Mahmud al-Thahhan menyebutkan bahwa setidaknya ada lima cara atau metode yang digunakan untuk menakhrij hadis. Pertama metode indeks nama sahabatnya. Metode ini digunakan ketika nama perawi sahabatnya diketahui. Pengguna metode ini harus meyakini terlebih dahulu sosok sahabat yang meriwayatkan hadis yang akan ditakhrij. Untuk kemudian melakukan penelusuran hadis pada buku atau literatur yang metodologi penulisan hadisnya berdasarkan urutan nama-nama shahabat. Metode ini berlaku pada kitab-kitab musnad, mu’jam dan athraf.
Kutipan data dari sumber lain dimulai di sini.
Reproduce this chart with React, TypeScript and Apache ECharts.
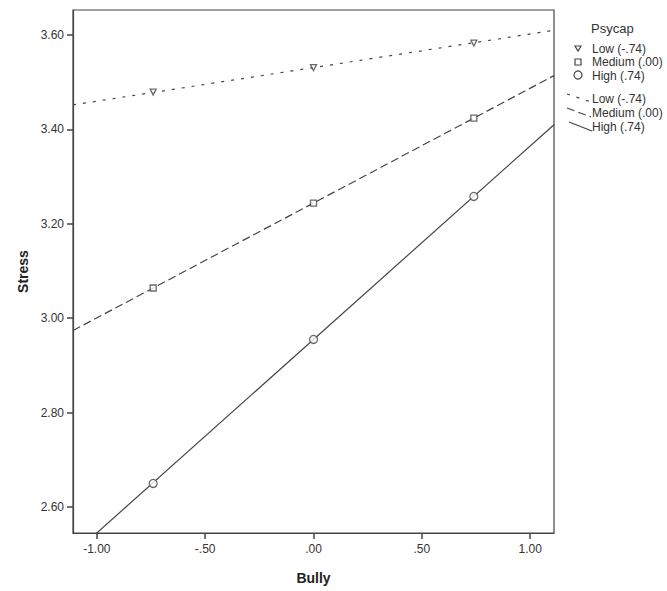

Kedua, metode kata pertama dalam matan. Metode ini digunakan ketika kita mengetahui dengan pasti ungkapan awal dari matan hadis. Setidaknya ada kategori kitab yang dapat menggunakan metode ini seperti kitab-kitab mengumpulkan hadis yang matannya sudah populer di tengah masyarakat luas (musytahirah) dan kitab-kitab yang disusun berdasarkan abjad huruf pertama matannya.
Ketiga, metode indeks kata. Metode ini digunakan dengan cara mencari kata-kata yang menjadi ‘kata kunci’ dalam indeks hadis. Keempat, metode tematis hadis. Metode ini digunakan oleh orang yang memiliki cita rasa (dzawq) ilmiah yang memungkinkannya menentukan tema bagi hadis yang sedang dikaji. Kelima, metode penelusuran berdasarkan kondisi matan atau sanad. Beberapa kitab atau literatur mengoleksi hadis yang memiliki kekhasan tersendiri. Kekhasan itu bisa ada dalam sanad maupun matan hadis. (Nur Aida El Fitri)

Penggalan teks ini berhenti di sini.